As discussed in Chapter 1, the most innocuous form of missing data in the Rubin framework is called Missing Completely at Random (MCAR). In our example, this situation would hold if the probability of the outcome test score being missing is unrelated to the student's "true" test score (i.e., students who would score higher or lower at the point of outcome testing are not more or less likely to be missing) or to any of the other important measured student characteristics (e.g., gender or race). This condition would, however, be violated if, for example, students with low pretest scores were more likely to be missing the post-test score because, for example, they refused or were unable to complete the test, or their parents were more likely to fail to provide consent for the outcome testing. MCAR is a strong assumption and one that, in our view, may not be reasonable in most situations.23
The second category in Rubin's framework, Missing at Random (MAR), would hold if the probability of the outcome being missing is unrelated to a student's true test score after controlling for the other variables in the analysis.24 In other words, the missingness is random conditional on the observed X's. For example, the missing data would be MAR if missingness on Y was related to gender but conditional on gender—that is, among boys or among girls—the probability of missing data is a constant. This condition would, however, be violated if, for example, students missing the post-test score were those students who would have scored lower (had they been tested) than those students who were actually tested (those without missing data). It is impossible, of course, to determine if this condition exists because the data on the untested students is missing so one cannot compare the scores for the tested and not tested students.
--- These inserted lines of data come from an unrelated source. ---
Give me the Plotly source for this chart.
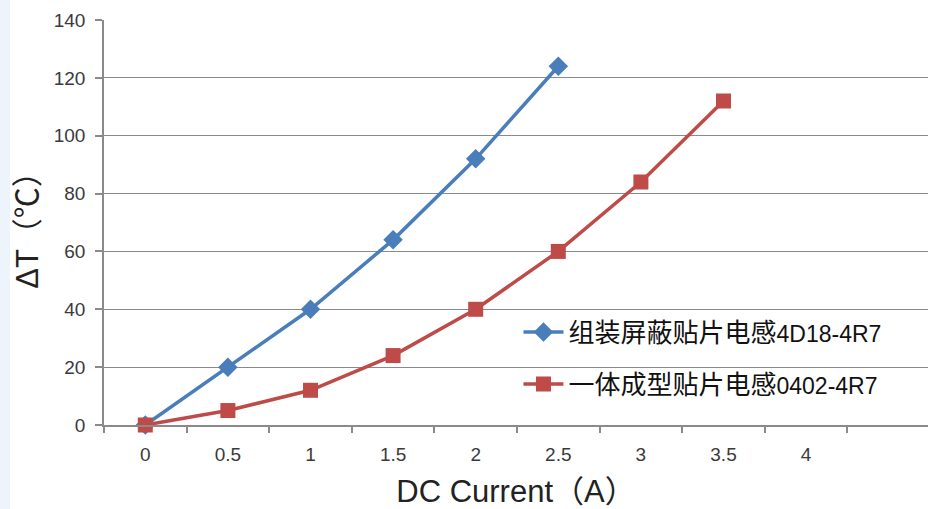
import plotly.graph_objects as go

# Temperature rise vs DC current for two 4.7uH SMD inductors
current_a = [0, 0.5, 1, 1.5, 2, 2.5]
rise_shielded = [0, 20, 40, 64, 92, 124]

current_b = [0, 0.5, 1, 1.5, 2, 2.5, 3, 3.5]
rise_molded = [0, 5, 12, 24, 40, 60, 84, 112]

x_ticks = [0, 0.5, 1, 1.5, 2, 2.5, 3, 3.5, 4]
x_tick_text = ["0", "0.5", "1", "1.5", "2", "2.5", "3", "3.5", "4"]
y_ticks = [0, 20, 40, 60, 80, 100, 120, 140]

SUFFIX = "<span style='font-size:23px;font-family:Liberation Sans'>{}</span>"
name_a = "组装屏蔽贴片电感" + SUFFIX.format("4D18-4R7")
name_b = "一体成型贴片电感" + SUFFIX.format("0402-4R7")

BLUE = "#4a7ebb"
RED = "#be4b48"
AXIS = "#8a8a8a"
FONT = "Liberation Sans, Arial, Noto Sans CJK SC, sans-serif"

fig = go.Figure()
fig.add_trace(go.Scatter(
    x=current_a, y=rise_shielded, name=name_a, mode="lines+markers",
    line=dict(color=BLUE, width=3.5),
    marker=dict(symbol="diamond", size=15, color=BLUE),
    legendgroup="a", cliponaxis=False,
))
fig.add_trace(go.Scatter(
    x=current_b, y=rise_molded, name=name_b, mode="lines+markers",
    line=dict(color=RED, width=3.5),
    marker=dict(symbol="square", size=15, color=RED),
    legendgroup="b", cliponaxis=False,
))

fig.update_layout(
    width=928, height=509,
    margin=dict(l=104, r=0, t=20, b=84),
    paper_bgcolor="white", plot_bgcolor="white",
    font=dict(family=FONT, color="#3a3a3a", size=19),
    showlegend=True,
    legend=dict(
        x=0.503, y=0.165, xanchor="left", yanchor="middle",
        bgcolor="rgba(0,0,0,0)",
        font=dict(family="Noto Sans CJK SC, sans-serif", size=26, color="#111111"),
        traceorder="grouped", tracegroupgap=15, itemwidth=40,
    ),
    xaxis=dict(
        range=[-0.25, 4.738],
        tickmode="array", tickvals=x_ticks, ticktext=x_tick_text,
        tickfont=dict(size=19),
        ticks="", ticklabelstandoff=11,
        showline=True, linecolor=AXIS, linewidth=1.5,
        showgrid=False, zeroline=False,
        minor=dict(tick0=0.25, dtick=0.5, ticks="outside", ticklen=6,
                   tickcolor=AXIS, tickwidth=1.5, showgrid=False),
        title=dict(text="DC Current（A）", standoff=18,
                   font=dict(family=FONT, size=31, color="#222222")),
    ),
    yaxis=dict(
        range=[0, 140],
        tickmode="array", tickvals=y_ticks,
        tickfont=dict(size=19),
        ticks="outside", ticklen=7, tickcolor=AXIS, tickwidth=1.5,
        ticklabelstandoff=6,
        showline=True, linecolor=AXIS, linewidth=1.5,
        showgrid=True, gridcolor=AXIS, gridwidth=1.2,
        zeroline=False,
        title=dict(text="ΔT（℃）", standoff=6,
                   font=dict(family=FONT, size=31, color="#222222")),
    ),
    shapes=[dict(
        type="rect", xref="paper", yref="paper",
        x0=-104 / 824, x1=-94 / 824, y0=-84 / 405, y1=489 / 405,
        fillcolor="#edf4fc", line=dict(width=0), layer="below",
    )],
)

fig.write_html("out.html")
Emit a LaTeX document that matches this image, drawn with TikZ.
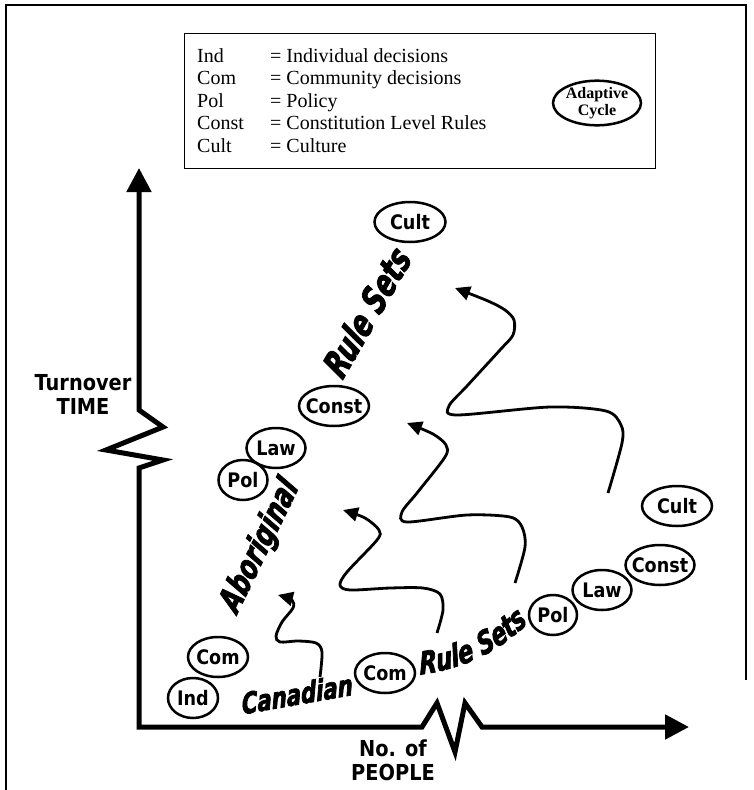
\documentclass[tikz,border=0pt]{standalone}
\usepackage{fontspec}
\setmainfont{Liberation Serif}
\newfontfamily\lblfont{DejaVu Sans}[FakeStretch=0.88]
\newfontfamily\heavyfont{DejaVu Sans}[FakeStretch=0.74,FakeBold=2.4,FakeSlant=0.12]
\usetikzlibrary{shapes.geometric,arrows.meta,decorations.text}
\newcommand{\rlab}[1]{\makebox[0pt]{#1}}
\begin{document}
\begin{tikzpicture}[x=1pt,y=-1pt,
  rs/.style={ellipse, draw, line width=2.5pt, inner sep=0pt, minimum height=40pt, font=\lblfont\bfseries\fontsize{20}{20}\selectfont},
  ax/.style={line width=5pt, line join=miter},
  wave/.style={line width=2.8pt, -{Triangle[length=15pt,width=14pt]}},
  leg/.style={anchor=base west, inner sep=0pt, font=\fontsize{20}{22}\selectfont},
  axlabel/.style={align=center, font=\lblfont\bfseries\fontsize{22}{24}\selectfont},
  setlabel/.style={inner sep=0pt, font=\heavyfont\bfseries\itshape\fontsize{#1}{#1}\selectfont}]
\useasboundingbox (0,0) rectangle (753,790);
\draw[line width=1.3pt] (6,790) -- (6,5) -- (746,5) -- (746,680);
\draw[line width=0.9pt] (184,33) rectangle (655,168);
\node[leg] (k1) at (197,62) {Ind};
\node[leg] (v1) at (270,62) {= Individual decisions};
\node[leg] (k2) at (197,84.5) {Com};
\node[leg] (v2) at (270,84.5) {= Community decisions};
\node[leg] (k3) at (197,107) {Pol};
\node[leg] (v3) at (270,107) {= Policy};
\node[leg] (k4) at (197,129.5) {Const};
\node[leg] (v4) at (270,129.5) {= Constitution Level Rules};
\node[leg] (k5) at (197,152) {Cult};
\node[leg] (v5) at (270,152) {= Culture};
\node[ellipse, draw, line width=2.5pt, inner sep=0pt, align=center, font=\bfseries\fontsize{16}{17}\selectfont] (cyc) at (597,103) {Adaptive\\Cycle};
\coordinate (ytip) at (139,168);
\coordinate (orig) at (139,727);
\coordinate (xtip) at (689,727);
\draw[ax, {Triangle[length=24pt,width=24pt]}-{Triangle[length=24pt,width=24pt]}] (ytip) -- (139,410) -- (163,427) -- (106,450) -- (163,460) -- (139,468) -- (orig) -- (422,727) -- (437,703) -- (455,752) -- (465,703) -- (482,727) -- (xtip);
\node[axlabel] (ttime) at (83,394) {Turnover\\TIME};
\node[axlabel] (npeople) at (393,760) {No. of\\PEOPLE};
\node[rs, minimum width=50pt] (ind) at (193,698) {\rlab{Ind}};
\node[rs, minimum width=60pt] (com1) at (218,657) {\rlab{Com}};
\node[rs, minimum width=49pt] (pol1) at (243,480) {\rlab{Pol}};
\node[rs, minimum width=59pt] (law1) at (276,448) {\rlab{Law}};
\node[rs, minimum width=70pt] (const1) at (334,406) {\rlab{Const}};
\node[rs, minimum width=71pt] (cult1) at (410,222) {\rlab{Cult}};
\node[rs, minimum width=60pt] (com2) at (385,673) {\rlab{Com}};
\node[rs, minimum width=48pt] (pol2) at (553,615) {\rlab{Pol}};
\node[rs, minimum width=59pt] (law2) at (602,590) {\rlab{Law}};
\node[rs, minimum width=69pt] (const2) at (660,565) {\rlab{Const}};
\node[rs, minimum width=70pt] (cult2) at (677,506) {\rlab{Cult}};
\node[setlabel=29, rotate=10] (cana) at (296,694) {Canadian};
\coordinate (rsa) at (416,675);
\coordinate (rsb) at (531,620);
\path[decorate, decoration={text along path, text align=center, text={|\heavyfont\bfseries\itshape\fontsize{31}{31}\selectfont|Rule Sets}}] (rsa) .. controls (462,670) and (500,652) .. (rsb);
\node[setlabel=36, rotate=60] (rstop) at (366,313) {Rule Sets};
\node[setlabel=33, rotate=64] (abor) at (260,547) {Aboriginal};
\coordinate (w1s) at (320,677);
\coordinate (w1e) at (278,595);
\coordinate (w2s) at (437,633);
\coordinate (w2e) at (343,510);
\coordinate (w3s) at (515,583);
\coordinate (w3e) at (407,423);
\coordinate (w4s) at (608,493);
\coordinate (w4e) at (455,288);
\draw[wave] plot[smooth, tension=0.5] coordinates {(w1s) (322,652) (316,643) (298,641) (280,642) (276,636) (282,622) (293,608) (292,600) (w1e)};
\draw[wave] plot[smooth, tension=0.5] coordinates {(w2s) (443,610) (440,594) (423,588) (390,588) (350,590) (340,585) (347,572) (377,540) (379,530) (365,518) (w2e)};
\draw[wave] plot[smooth, tension=0.5] coordinates {(w3s) (525,547) (522,527) (510,517) (467,515) (407,522) (402,512) (417,493) (445,457) (446,445) (433,434) (w3e)};
\draw[wave] plot[smooth, tension=0.5] coordinates {(w4s) (622,443) (621,425) (606,411) (550,407) (457,415) (449,406) (467,386) (500,350) (513,335) (514,320) (505,310) (488,301) (w4e)};
\end{tikzpicture}
\end{document}
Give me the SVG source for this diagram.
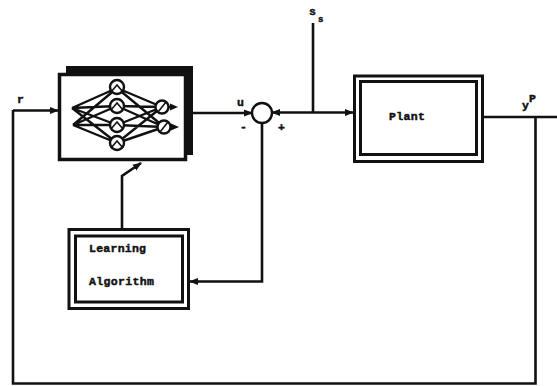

If the assumptions of MCAR or MAR are true, the missing data mechanism can be considered "ignorable" (MCAR) or correctable (MAR); i.e., in effect the factors that cause missingness are unrelated (or weakly related) to the parameters to be estimated in the analysis. Under such conditions, a variety of techniques discussed in Chapter 3 are available to deal with missing data. In some situations, however, one cannot reasonably assume such ignorability, a category called Not Missing at Random (NMAR). In these situations, the methods that are available (discussed at the end of Chapter 3) require good information about the determinants of missingness to model the causal mechanism, and not surprisingly, the results of an impact analysis in a NMAR situation are quite sensitive to one's choice of assumptions and statistical approach.